● Instructions for the task: Write each line of the material exactly as given, from the top through the line that contains "ax.set_axisbelow(True)", and omit all pictures.

● Raw data:
* * *

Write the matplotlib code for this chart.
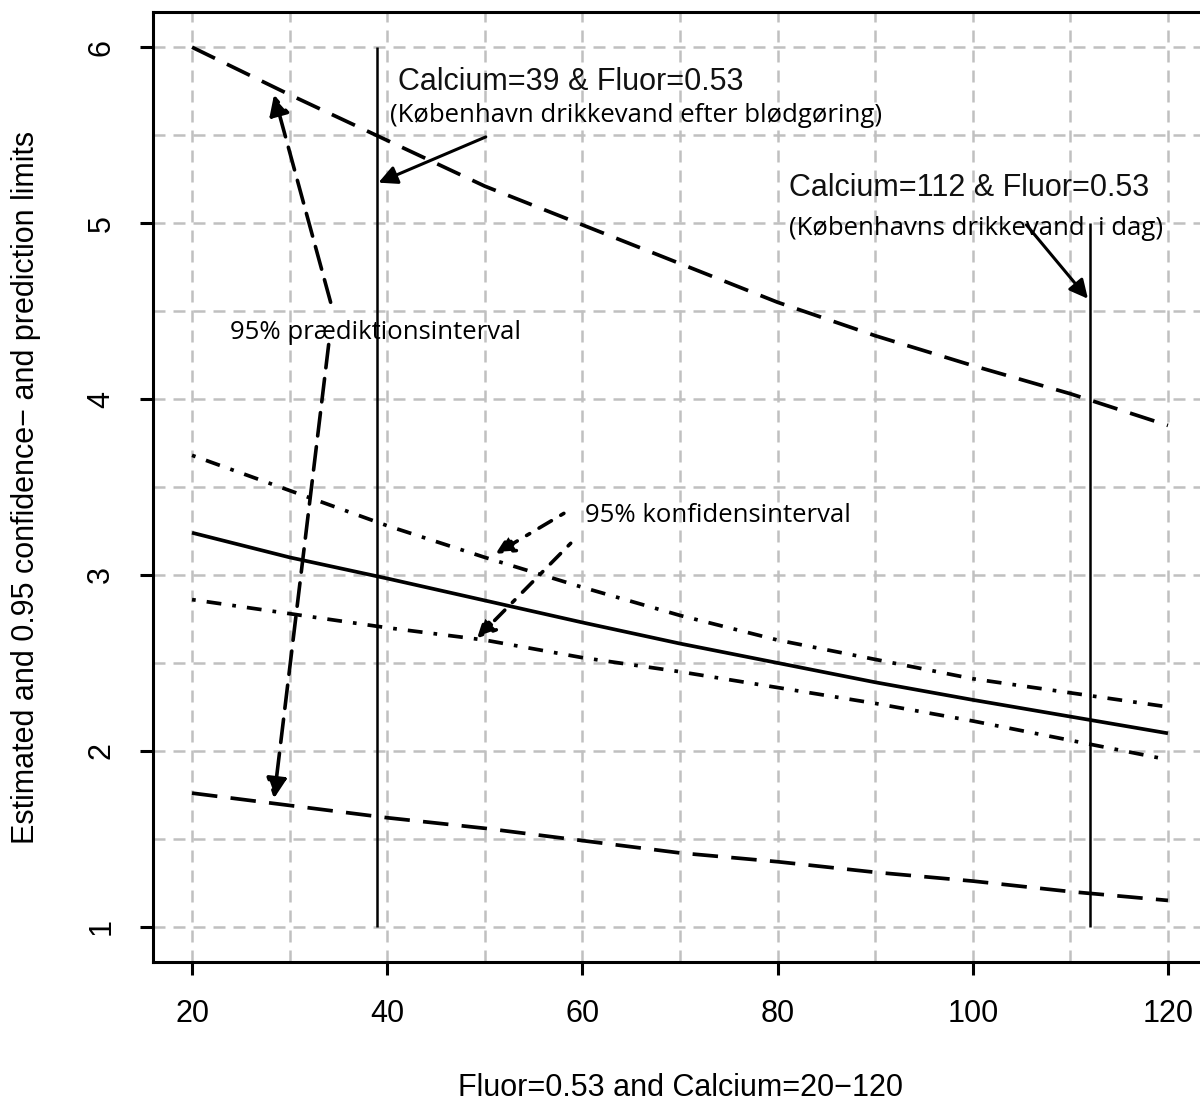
import numpy as np
import matplotlib.pyplot as plt

# Estimated mean and 0.95 confidence / prediction limits vs. calcium (fluor fixed at 0.53)

calcium = [20, 30, 40, 50, 60, 70, 80, 90, 100, 110, 120]
fit = [3.24, 3.10, 2.98, 2.855, 2.73, 2.61, 2.50, 2.39, 2.29, 2.195, 2.10]
conf_upper = [3.68, 3.48, 3.28, 3.10, 2.93, 2.77, 2.63, 2.52, 2.41, 2.33, 2.25]
conf_lower = [2.86, 2.78, 2.70, 2.63, 2.53, 2.45, 2.36, 2.27, 2.17, 2.06, 1.95]
pred_upper = [6.00, 5.73, 5.47, 5.21, 4.99, 4.77, 4.55, 4.36, 4.19, 4.03, 3.85]
pred_lower = [1.76, 1.69, 1.62, 1.56, 1.49, 1.42, 1.37, 1.31, 1.26, 1.20, 1.15]

ref_calcium = [39, 112]
ref_top = [6, 5]

x_ticks = [20, 40, 60, 80, 100, 120]
y_ticks = [1, 2, 3, 4, 5, 6]

arial = "Liberation Sans"
calibri = "Open Sans"

fig = plt.figure(figsize=(12, 11.02), dpi=100)
ax = fig.add_axes([153 / 1200, 140 / 1102, 1054 / 1200, 950 / 1102])

ax.set_xlim(16, 124)
ax.set_ylim(0.8, 6.2)

# grid on every 10 / 0.5 like the original
ax.set_xticks(x_ticks)
ax.set_xticks(np.arange(30, 120, 20), minor=True)
ax.set_yticks(y_ticks)
ax.set_yticks(np.arange(1.5, 6, 1), minor=True)
ax.grid(which="both", color="#c0c0c0", linewidth=1.8, linestyle=(0, (4.8, 3.2)))
ax.set_axisbelow(True)

ax.set_xticklabels([str(v) for v in x_ticks], fontsize=22, family=arial)
ax.set_yticklabels([str(v) for v in y_ticks], fontsize=22, family=arial,
                   rotation=90, va="center")
ax.tick_params(which="major", length=9.4, width=2.2, pad=17)
ax.tick_params(which="minor", length=0)
for s in ["left", "top", "bottom", "right"]:
    ax.spines[s].set_linewidth(2.2)

lw = 2.66
ax.plot(calcium, fit, color="black", lw=lw, solid_capstyle="butt")
ax.plot(calcium, conf_upper, color="black", lw=lw, dashes=(1, 3, 4, 3))
ax.plot(calcium, conf_lower, color="black", lw=lw, dashes=(1, 3, 4, 3))
ax.plot(calcium, pred_upper, color="black", lw=lw, dashes=(6.9, 3.6))
ax.plot(calcium, pred_lower, color="black", lw=lw, dashes=(6.9, 3.6))

ax.vlines(ref_calcium, 1, ref_top, color="black", lw=1.8)

# annotations
ax.text(41.1, 5.80, "Calcium=39 & Fluor=0.53", fontsize=22, family=arial,
        color="#111111", ha="left", va="center")
ax.text(40.3, 5.61, "(København drikkevand efter blødgøring)", fontsize=18.5,
        family=calibri, ha="left", va="center")
ax.text(81.2, 5.20, "Calcium=112 & Fluor=0.53", fontsize=22, family=arial,
        color="#111111", ha="left", va="center")
ax.text(81.2, 4.97, "(Københavns drikkevand  i dag)", fontsize=18.5,
        family=calibri, ha="left", va="center")
ax.text(23.9, 4.38, "95% prædiktionsinterval", fontsize=18.5,
        family=calibri, ha="left", va="center")
ax.text(60.3, 3.34, "95% konfidensinterval", fontsize=18.5,
        family=calibri, ha="left", va="center")

solid_arrow = dict(arrowstyle="-|>", color="black", lw=2.2, mutation_scale=28,
                   shrinkA=0, shrinkB=0)
ax.annotate("", xy=(39.1, 5.23), xytext=(50.1, 5.49), arrowprops=solid_arrow)
ax.annotate("", xy=(111.8, 4.57), xytext=(105.5, 4.99), arrowprops=solid_arrow)

pred_arrow = dict(arrowstyle="-|>", color="black", lw=2.6, mutation_scale=30,
                  shrinkA=0, shrinkB=0, linestyle=(0, (6.5, 3)))
ax.annotate("", xy=(28.4, 5.73), xytext=(34.2, 4.55), arrowprops=pred_arrow)
ax.annotate("", xy=(28.4, 1.73), xytext=(34.0, 4.31), arrowprops=pred_arrow)

conf_arrow = dict(arrowstyle="-|>", color="black", lw=2.6, mutation_scale=28,
                  shrinkA=0, shrinkB=0, linestyle=(0, (1, 3, 4, 3)))
ax.annotate("", xy=(51.1, 3.12), xytext=(58.1, 3.35), arrowprops=conf_arrow)
ax.annotate("", xy=(49.2, 2.64), xytext=(58.8, 3.18), arrowprops=conf_arrow)

fig.text(681 / 1200, 1 - 1088 / 1102, "Fluor=0.53 and Calcium=20\u2212120",
         fontsize=22, family=arial, ha="center", va="center")
fig.text(26 / 1200, 1 - 487 / 1102,
         "Estimated and 0.95 confidence\u2212 and prediction limits",
         fontsize=22, family=arial, ha="center", va="center", rotation=90)

fig.savefig("out.png", dpi=100)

* * *

● Output for this task:
Write the matplotlib code for this chart.
import numpy as np
import matplotlib.pyplot as plt

# Estimated mean and 0.95 confidence / prediction limits vs. calcium (fluor fixed at 0.53)

calcium = [20, 30, 40, 50, 60, 70, 80, 90, 100, 110, 120]
fit = [3.24, 3.10, 2.98, 2.855, 2.73, 2.61, 2.50, 2.39, 2.29, 2.195, 2.10]
conf_upper = [3.68, 3.48, 3.28, 3.10, 2.93, 2.77, 2.63, 2.52, 2.41, 2.33, 2.25]
conf_lower = [2.86, 2.78, 2.70, 2.63, 2.53, 2.45, 2.36, 2.27, 2.17, 2.06, 1.95]
pred_upper = [6.00, 5.73, 5.47, 5.21, 4.99, 4.77, 4.55, 4.36, 4.19, 4.03, 3.85]
pred_lower = [1.76, 1.69, 1.62, 1.56, 1.49, 1.42, 1.37, 1.31, 1.26, 1.20, 1.15]

ref_calcium = [39, 112]
ref_top = [6, 5]

x_ticks = [20, 40, 60, 80, 100, 120]
y_ticks = [1, 2, 3, 4, 5, 6]

arial = "Liberation Sans"
calibri = "Open Sans"

fig = plt.figure(figsize=(12, 11.02), dpi=100)
ax = fig.add_axes([153 / 1200, 140 / 1102, 1054 / 1200, 950 / 1102])

ax.set_xlim(16, 124)
ax.set_ylim(0.8, 6.2)

# grid on every 10 / 0.5 like the original
ax.set_xticks(x_ticks)
ax.set_xticks(np.arange(30, 120, 20), minor=True)
ax.set_yticks(y_ticks)
ax.set_yticks(np.arange(1.5, 6, 1), minor=True)
ax.grid(which="both", color="#c0c0c0", linewidth=1.8, linestyle=(0, (4.8, 3.2)))
ax.set_axisbelow(True)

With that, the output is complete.